Milos, I was by myself the last time I had fell with the bike and had no choice but to pick it up alone and what worked for me was to straighten the wheel and the bike was on the right foot peg and stand up on the left peg and grab the end of the left handlebar and then i jumped with my weight and pulled on the bar at the same time and i could tell it was moving so a couple more times and i got it up. i had heard someone on here earlier saying this would work and it did. i would love to see it demonstrated how to back it up under engine power to upright it but i dont think that would have worked for me as the last time i was over was in a rock driveway and i dont think i would have had the room or the traction to do anything else. of course i think the adrenaline in your system when this happens helps a lot with the gas running out of the tank and everything!! :roll:
I put a plastic in line shut off valve in my vent hose and sealed the vent in the gas cap with epoxy so if and when she's laying on the ground gas won't be running all over the place until I do get her back up vertical . I dropped mine in the garage one time and the part that scared me most was the big puddle of gas on the floor and beleive me it comes out of that vent hose pretty dam fast when she's laying on her side . Another good idea is to have a battery disconnect switch in case of an emergency .

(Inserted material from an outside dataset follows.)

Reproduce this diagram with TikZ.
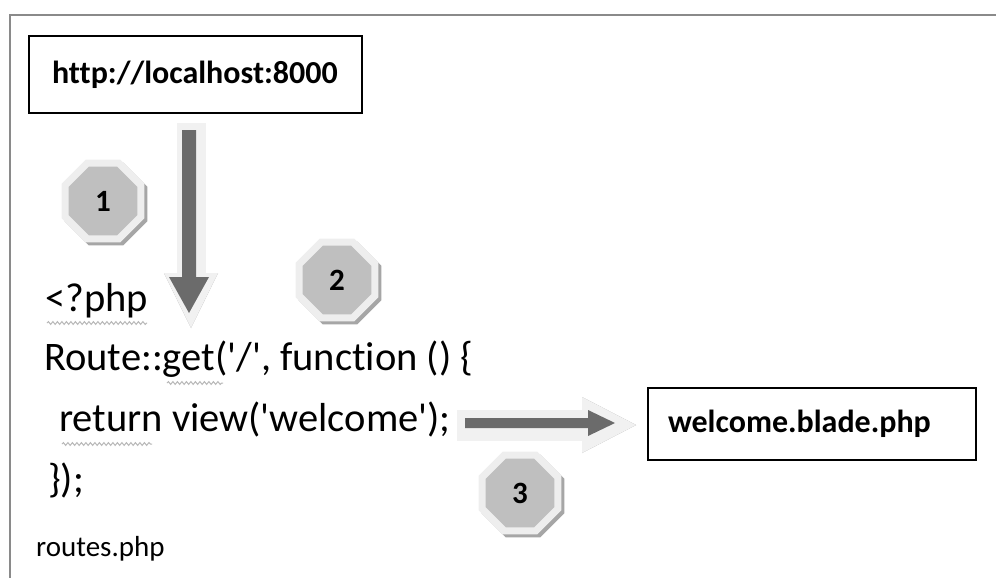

Your 99 should be the same stand as my 98. It is a harley stand. The bracket for the stand is essentially "flat stock" with a tab sticking out (for where it locks in to the "receiver" and a square hloe cut in it. The top of the Kickstand shaft is machined square for this bracket to fit on and is held in place by that top bolt. My bike was falling over when I caught it because the hole in the bracket had worn. Don't park on an incline and trust the stand. If you do not want the nickel in the brake put a chock block behind it.

Also they can be picked up by turning the handlebar all the way and grabbing the frame and walking back & pushing up. Some "language" may be required.
On Mothers Day of 2000 I was going into a left hand curve when an on coming car took my lane. I had no choice other than take the road side ditch. My bike at that time was a new 2000 with 572 miles on it. Believe me I was sick. It didn't hurt much but did scare the HELL out of me. I am not a big man 6'2" 220lbs. and I was able to pick it up without starting the engine, so it can be done from flat on the left side with enough fear and anger combined.

I think Glenn is onto something here.
"Also they can be picked up by turning the handlebar all the way and grabbing the frame and walking back & pushing up. Some "language" may be required.

I think the language is an important factor, spoken at just the right time. It maybe an artform!

HogV8 brings up an important point. You have so many things hapening all at the same time. There is the pride factor, the gas pouring out and the adrenaline factor

When I owned the V-6 I dropped it 3 times. One time was on a trip to Erie, Pa. After a 200 Mile day I pulled into a gas station, and feeling fatigued at 4PM, the bike leaned more than I thought (probably a 20 degree lean) it was all over but the shouting! There is a point of no return when the bike starts to go. At that point you are a captive audience :shock: and physics takes over. After that I always put down the kickstand at a gas station.